I'm still missing how this could be enforced ? To my layman understanding, this reads the same as if China said : "Meta, Tesla, Valve etc has entities in China therefore we get to see all data they store in the EU and the US.
The UK has Zero jurisdiction in Ireland for example where a lot of EU data may be stored.
As a child of Portuguese revolution, I am aware of plenty of stories, apparently many folks nowadays think those are stories to scare misbehaved kids.
The only way to prevent that is not having any local office, no employees, nothing. Sell physical objects only by the means of local 3rd party resellers which will import goods. Same thing for services. Of course they can ban imports and services or go after those 3rd parties. It depends how nasty they want to be.
By banning Apple from doing business in the UK.
The US used a similar strategy decades ago to break Swiss Bank Secrecy laws (either Swiss banks had to give up the info or they were going to be kicked out of the US).
As someone else here said, Apple would 100% call this bluff. And you can be certain the UK won't have the US to put pressure on Apple for them. All the would happen is the UK Apple users would be with an expensive paperweight.
To use poker terminology: I think that if the UK made this bet that Apple would call.
https://www.irishtimes.com/business/technology/uk-spy-base-g...
This is not just a case of the British intelligence services secretly “tapping into” Irish telephonic and internet traffic via land and maritime cables. Rather in most cases they are being provided free (or commercial) access to the information by companies associated with the use, ownership or maintenance of these cables.
Post-Snowden the Irish government retroactively legalised it...
Basically by saying that if they don't comply, they can't do business in the UK.
Imagine Russian Oligarchs on android devices! Polonium will roll, I tell you!
https://en.wikipedia.org/wiki/CLOUD_Act
Note that it the bar is having the ability to access the server, so this law is completely incompatible with most GPDR solutions: It's illegal to store European user data and then refuse to hand it over to US law enforcement, regardless of whether the data is stored in Europe or the request breaks European law.
By the way, this is similar to why for true GDPR compliance, data centers should be operated by EU companies that aren't subsidiaries of US companies, because even if the latter operate data centers located in the EU, they would still be bound to secret orders by the US government.
Not so much because British people love their iPhones to such a extreme degree but because they willing to waste money and resources over something this stupid.
IMHO Apple could bring down the government that tried this if they really wanted to.
This is interesting, I know GDPR does not mandate data localization but I was under the impression that the requirements are a bit more difficult/stringent for transferring data out of the EU region ? While not perfect, it's a bit less 'open door' than it would be if it was hosted in the US.

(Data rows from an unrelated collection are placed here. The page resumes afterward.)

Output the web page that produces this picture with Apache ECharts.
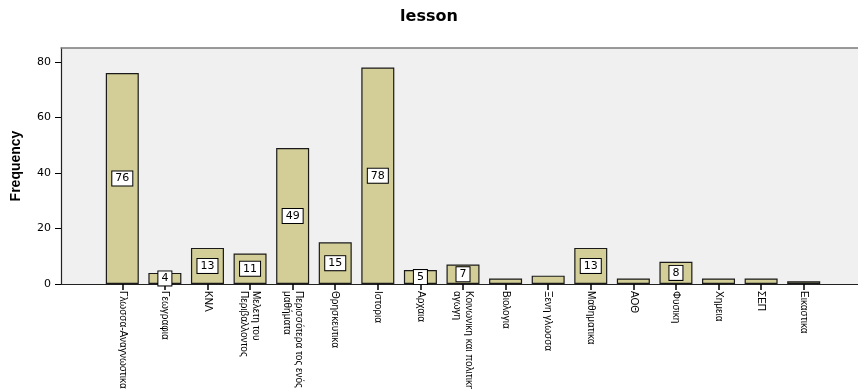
<!DOCTYPE html>
<html>
<head>
<meta charset="utf-8">
<script src="https://cdn.jsdelivr.net/npm/echarts@6/dist/echarts.min.js"></script>
<style>
  html, body { margin: 0; padding: 0; background: #ffffff; }
  #chart { width: 858px; height: 389px; }
</style>
</head>
<body>
<div id="chart"></div>
<script>
// Lesson categories and their frequencies
const lessons = [
  'Γλωσσα-Αναγνωστικα', 'Γεωγραφια', 'ΚΝΛ', 'Μελετη του\nΠεριβαλλοντος',
  'Περισσότερα τος ενός\nμαθήματα', 'Θρησκευτικα', 'Ιστορια', 'Αρχαια',
  'Κοινωνικη και πολιτικη\nαγωγη', 'Βιολογια', 'Ξενη γλωσσα', 'Μαθηματικα',
  'ΑΟΘ', 'Φυσικη', 'Χημεια', 'ΣΕΠ', 'Εικαστικα'
];
const frequency = [76, 4, 13, 11, 49, 15, 78, 5, 7, 2, 3, 13, 2, 8, 2, 2, 1];
// Which bars carry a value box
const showValue = [true, true, true, true, true, true, true, true, true, false, false, true, false, true, false, false, false];
const yTicks = [0, 20, 40, 60, 80];
const yMax = 85;

const sans = '"Liberation Sans", Arial, sans-serif';

const chart = echarts.init(document.getElementById('chart'), null, { renderer: 'canvas' });

chart.setOption({
  animation: false,
  backgroundColor: '#ffffff',
  title: {
    text: 'lesson',
    left: 'center',
    top: 4,
    textStyle: { fontFamily: 'DejaVu Sans', fontWeight: 'bold', fontSize: 16, color: '#000' }
  },
  grid: [
    // plotting frame
    { left: 61, right: 0, top: 48, bottom: 105, show: true, backgroundColor: '#f0f0f0', borderWidth: 0,
      outerBoundsMode: 'none', containLabel: false },
    // bar area
    { left: 101, right: 33, top: 48, bottom: 105, outerBoundsMode: 'none', containLabel: false }
  ],
  xAxis: [
    { gridIndex: 0, type: 'value', min: 0, max: 1, position: 'bottom',
      axisLine: { show: true, lineStyle: { color: '#222', width: 1.2 } },
      axisTick: { show: false }, axisLabel: { show: false }, splitLine: { show: false } },
    { gridIndex: 0, type: 'value', min: 0, max: 1, position: 'top',
      axisLine: { show: true, lineStyle: { color: '#7a7a7a', width: 1.5 } },
      axisTick: { show: false }, axisLabel: { show: false }, splitLine: { show: false } },
    { gridIndex: 1, type: 'category', data: lessons, boundaryGap: true,
      axisLine: { show: false },
      axisTick: { show: true, alignWithLabel: true, length: 6, lineStyle: { color: '#000', width: 1.5 } },
      axisLabel: {
        interval: 0, rotate: -90, margin: 7,
        fontFamily: sans, fontSize: 10, color: '#000', lineHeight: 12
      } }
  ],
  yAxis: [
    { gridIndex: 0, type: 'value', min: 0, max: yMax,
      name: 'Frequency', nameLocation: 'middle', nameGap: 38, nameRotate: 90,
      nameTextStyle: { fontFamily: sans, fontWeight: 'bold', fontSize: 14, color: '#000' },
      axisLine: { show: true, lineStyle: { color: '#222', width: 1.2 } },
      axisTick: { show: true, length: 6, customValues: yTicks, lineStyle: { color: '#000' } },
      axisLabel: { customValues: yTicks, margin: 10, fontFamily: 'DejaVu Sans', fontSize: 11, color: '#000' },
      splitLine: { show: false } },
    { gridIndex: 1, type: 'value', min: 0, max: yMax, show: false }
  ],
  series: [{
    type: 'bar',
    xAxisIndex: 2,
    yAxisIndex: 1,
    barWidth: 33,
    data: frequency.map((v, i) => ({
      value: v,
      label: { show: showValue[i] }
    })),
    itemStyle: { color: '#d3ce98', borderColor: '#1a1a1a', borderWidth: 1.2 },
    label: {
      position: 'inside',
      formatter: p => String(p.value),
      fontFamily: 'DejaVu Sans', fontSize: 11, color: '#000',
      backgroundColor: '#ffffff', borderColor: '#000', borderWidth: 1,
      padding: [2, 3, 1, 3]
    }
  }]
});
</script>
</body>
</html>
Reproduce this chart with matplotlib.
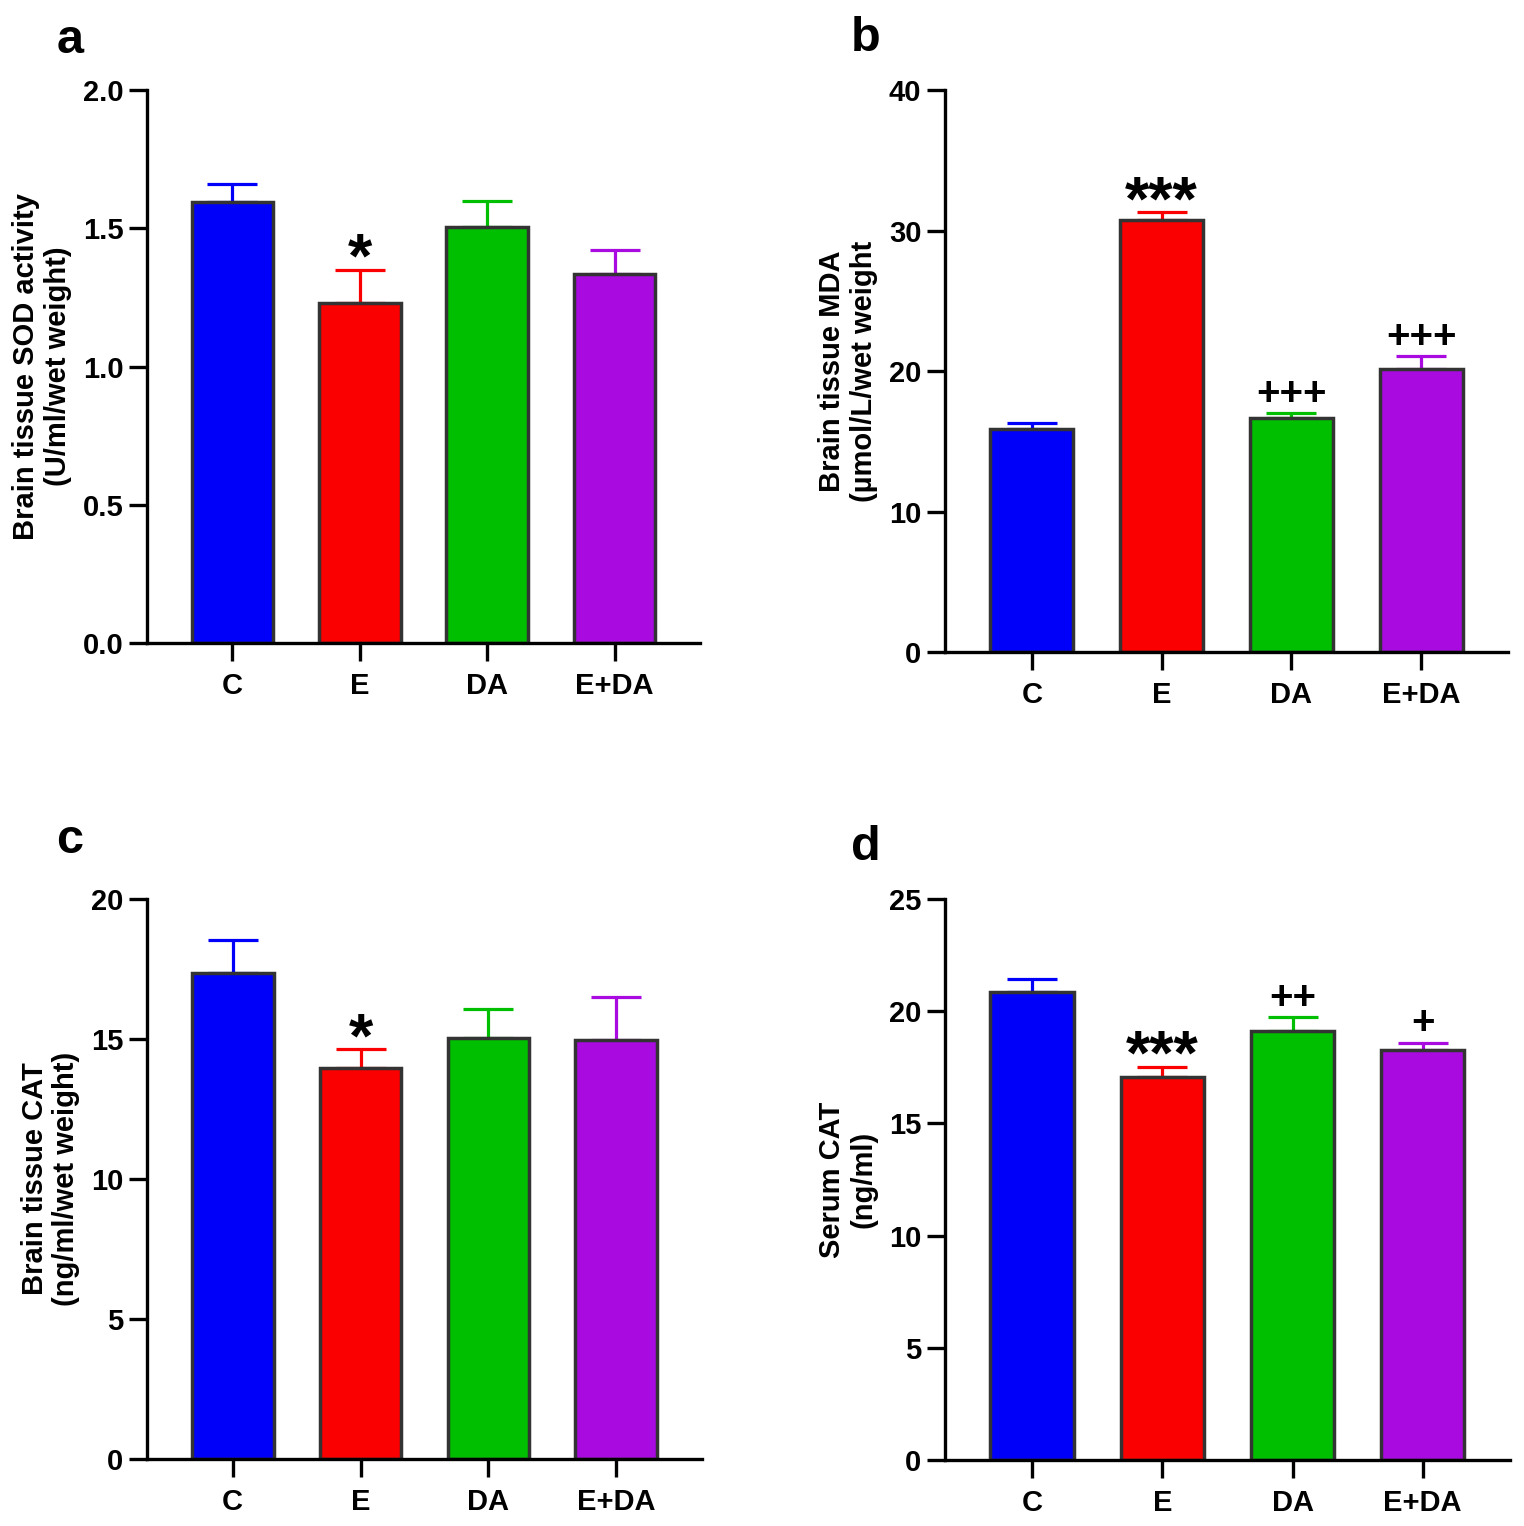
import numpy as np
import matplotlib
matplotlib.use('Agg')
import matplotlib.pyplot as plt

plt.rcParams['font.family'] = ['Liberation Sans', 'DejaVu Sans']
plt.rcParams['font.weight'] = 'bold'

groups = ['C', 'E', 'DA', 'E+DA']
colors = ['#0000fa', '#fa0000', '#00be00', '#a80ae0']

# panel a - SOD
sod_mean = [1.595, 1.23, 1.505, 1.335]
sod_err = [0.065, 0.12, 0.095, 0.085]
sod_marks = ['', '*', '', '']

# panel b - MDA
mda_mean = [15.9, 30.75, 16.65, 20.15]
mda_err = [0.4, 0.55, 0.35, 0.9]
mda_marks = ['', '***', '+++', '+++']

# panel c - brain CAT
cat_mean = [17.35, 13.98, 15.02, 14.95]
cat_err = [1.2, 0.65, 1.05, 1.55]
cat_marks = ['', '*', '', '']

# panel d - serum CAT
scat_mean = [20.85, 17.08, 19.12, 18.27]
scat_err = [0.58, 0.44, 0.62, 0.32]
scat_marks = ['', '***', '++', '+']

panels = [
    ('a', [0.0965, 0.5786, 0.3628, 0.3624], (0.046, 1 - 53 / 1526),
     sod_mean, sod_err, sod_marks, (0, 2.0), [0, 0.5, 1.0, 1.5, 2.0], '{:.1f}',
     'Brain tissue SOD activity\n(U/ml/wet weight)'),
    ('b', [0.620, 0.5727, 0.3695, 0.3683], (0.568, 1 - 51 / 1526),
     mda_mean, mda_err, mda_marks, (0, 40), [0, 10, 20, 30, 40], '{:.0f}',
     'Brain tissue MDA\n(\u00b5mol/L/wet weight'),
    ('c', [0.0965, 0.0439, 0.3641, 0.3670], (0.046, 1 - 853 / 1526),
     cat_mean, cat_err, cat_marks, (0, 20), [0, 5, 10, 15, 20], '{:.0f}',
     'Brain tissue CAT\n(ng/ml/wet weight)'),
    ('d', [0.620, 0.0433, 0.3708, 0.3676], (0.568, 1 - 860 / 1526),
     scat_mean, scat_err, scat_marks, (0, 25), [0, 5, 10, 15, 20, 25], '{:.0f}',
     'Serum CAT\n(ng/ml)'),
]

fig = plt.figure(figsize=(15.24, 15.26), dpi=100)

for letter, rect, lpos, mean, err, marks, ylim, yticks, fmt, ylabel in panels:
    ax = fig.add_axes(rect)
    x = np.arange(len(groups))
    ax.bar(x, mean, width=0.64, color=colors, edgecolor='#333333',
           linewidth=2.5, zorder=2)
    for i in range(len(groups)):
        ax.errorbar(x[i], mean[i], yerr=[[0], [err[i]]], fmt='none',
                    ecolor=colors[i], elinewidth=2.3, capsize=18,
                    capthick=2.3, zorder=1)
        if marks[i]:
            top = mean[i] + err[i]
            if '*' in marks[i]:
                ax.annotate(marks[i], (x[i], top), xytext=(0, -5),
                            textcoords='offset points', ha='center',
                            va='baseline', fontsize=45, fontweight='bold')
            else:
                ax.annotate(marks[i], (x[i], top), xytext=(0, 6),
                            textcoords='offset points', ha='center',
                            va='baseline', fontsize=29, fontweight='bold')
    ax.set_xlim(-0.67, 3.67)
    ax.set_ylim(*ylim)
    ax.set_yticks(yticks)
    ax.set_yticklabels([fmt.format(v) for v in yticks])
    ax.set_xticks(x)
    ax.set_xticklabels(groups)
    ax.spines['top'].set_visible(False)
    ax.spines['right'].set_visible(False)
    ax.spines['left'].set_linewidth(2.4)
    ax.spines['bottom'].set_linewidth(2.4)
    ax.tick_params(axis='both', length=13, width=2.4, labelsize=21, pad=4)
    ax.tick_params(axis='x', pad=8)
    ax.set_ylabel(ylabel, fontsize=21, fontweight='bold', labelpad=8,
                  linespacing=1.15)
    for lab in ax.get_xticklabels() + ax.get_yticklabels():
        lab.set_fontweight('bold')
    fig.text(lpos[0], lpos[1], letter, fontsize=35, fontweight='bold',
             ha='center', va='baseline')

fig.savefig('out.png', dpi=100)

This all seems very similar to RIM and the aftermath of the riots in the UK. The backdoors became too obvious for customers to ignore. Did not go well for RIM in the market afterwards.
Is it though? I wonder how much of Apple's revenue is from the UK, probably around 5-6%? Apple isn't exactly as popular in the rest of the world as they are in the US.
Would damaging their privacy reputation globally be more valuable than the UK market? I honestly don't know, but my hunch says no - they are likely to want to keep their reputation and dump the UK market. I think more likely is Apple is going to be able to get the UK to cave in. Apple is extremely competent with PR, and would be able to spin any kind of pull-out or degraded service in the UK as the government's choice and fault, to the ire of UK citizens.
I mean this would be even more stupid than Partygate and the whole Truss debacle put together.